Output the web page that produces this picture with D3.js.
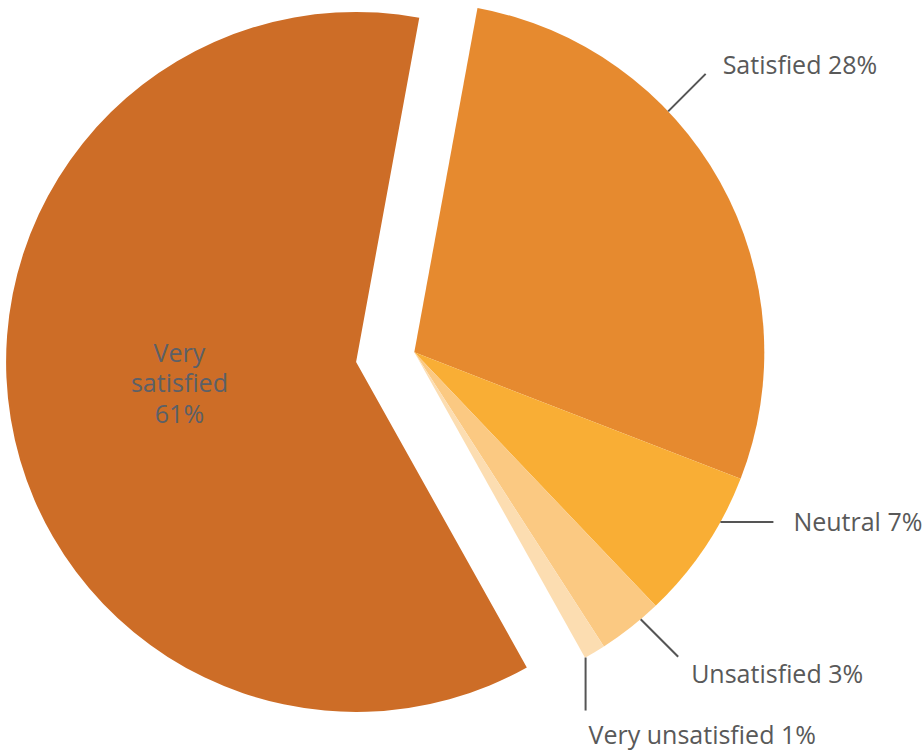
<!DOCTYPE html>
<html>
<head>
<meta charset="utf-8">
<script src="https://cdn.jsdelivr.net/npm/d3@7"></script>
<style>
  html, body { margin: 0; padding: 0; background: #ffffff; }
  svg { display: block; }
  text { font-family: "Open Sans", "Noto Sans", sans-serif; }
</style>
</head>
<body>
<svg id="chart" width="924" height="753"></svg>
<script>
// Survey answers and their shares (percent)
const categories = ["Very satisfied", "Satisfied", "Neutral", "Unsatisfied", "Very unsatisfied"];
const shares = [61, 28, 7, 3, 1];
const palette = ["#cd6d27", "#e68a2f", "#f9ae35", "#fbc982", "#fcddb1"];

// Layout
const width = 924, height = 753;
const cx = 414.3, cy = 352.3, radius = 350;
const explode = 59;                         // the leading slice is pulled out
const deg = Math.PI / 180;
const firstBoundary = 10.4 * deg;           // where "Satisfied" begins
const total = d3.sum(shares);
const start = firstBoundary - (shares[0] / total) * 2 * Math.PI;

// Outside-label layout: nudge of the anchor along the rim, connector direction, text offset
const labelNudgeDeg = [0, -14.3, -4.8, -2.1, 1.7];
const connectorDirDeg = [0, -45, 0, 45, 90];
const connectorLen = 53;
const textOffset = [[0, 0], [17, -9], [20, 0], [13, 18], [3, 25]];
const fontSize = 25;

const svg = d3.select("#chart");

const pie = d3.pie().sort(null).value(d => d)
  .startAngle(start).endAngle(start + 2 * Math.PI);
const arcs = pie(shares);

const arc = d3.arc().innerRadius(0).outerRadius(radius);

const g = svg.append("g").attr("transform", `translate(${cx},${cy})`);

const mid = d => (d.startAngle + d.endAngle) / 2;

g.selectAll("path.slice")
  .data(arcs)
  .join("path")
  .attr("class", "slice")
  .attr("d", arc)
  .attr("fill", (d, i) => palette[i])
  .attr("transform", (d, i) => {
    if (i !== 0) return null;
    const a = mid(d);
    return `translate(${explode * Math.sin(a)},${-explode * Math.cos(a)})`;
  });

// Label inside the exploded slice
const a0 = mid(arcs[0]);
const inX = explode * Math.sin(a0) + radius * 0.5 * Math.sin(a0) - 4;
const inY = -explode * Math.cos(a0) - radius * 0.5 * Math.cos(a0) - 7;
const inside = g.append("text")
  .attr("text-anchor", "middle")
  .attr("font-size", fontSize)
  .attr("fill", "#5b6067");
const insideLines = ["Very", "satisfied", shares[0] + "%"];
insideLines.forEach((t, k) => {
  inside.append("tspan")
    .attr("x", inX)
    .attr("y", inY + (k - 1) * 30.5)
    .attr("dy", "0.35em")
    .text(t);
});

// Outside labels with straight connectors
arcs.forEach((d, i) => {
  if (i === 0) return;
  const a = mid(d) + labelNudgeDeg[i] * deg;
  const x0 = radius * Math.sin(a), y0 = -radius * Math.cos(a);
  const dir = connectorDirDeg[i] * deg;
  const x1 = x0 + connectorLen * Math.cos(dir), y1 = y0 + connectorLen * Math.sin(dir);
  g.append("line")
    .attr("x1", x0).attr("y1", y0)
    .attr("x2", x1).attr("y2", y1)
    .attr("stroke", "#555555")
    .attr("stroke-width", 2);
  g.append("text")
    .attr("x", x1 + textOffset[i][0])
    .attr("y", y1 + textOffset[i][1])
    .attr("dy", "0.35em")
    .attr("font-size", fontSize)
    .attr("fill", "#595959")
    .text(`${categories[i]} ${shares[i]}%`);
});
</script>
</body>
</html>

---

STATED TASK
Every line from the start of the listing above through the line with "const start = firstBoundary" should be repeated exactly; skip the pictures and add nothing else.

THE RESULT
Output the web page that produces this picture with D3.js.
<!DOCTYPE html>
<html>
<head>
<meta charset="utf-8">
<script src="https://cdn.jsdelivr.net/npm/d3@7"></script>
<style>
  html, body { margin: 0; padding: 0; background: #ffffff; }
  svg { display: block; }
  text { font-family: "Open Sans", "Noto Sans", sans-serif; }
</style>
</head>
<body>
<svg id="chart" width="924" height="753"></svg>
<script>
// Survey answers and their shares (percent)
const categories = ["Very satisfied", "Satisfied", "Neutral", "Unsatisfied", "Very unsatisfied"];
const shares = [61, 28, 7, 3, 1];
const palette = ["#cd6d27", "#e68a2f", "#f9ae35", "#fbc982", "#fcddb1"];

// Layout
const width = 924, height = 753;
const cx = 414.3, cy = 352.3, radius = 350;
const explode = 59;                         // the leading slice is pulled out
const deg = Math.PI / 180;
const firstBoundary = 10.4 * deg;           // where "Satisfied" begins
const total = d3.sum(shares);
const start = firstBoundary - (shares[0] / total) * 2 * Math.PI;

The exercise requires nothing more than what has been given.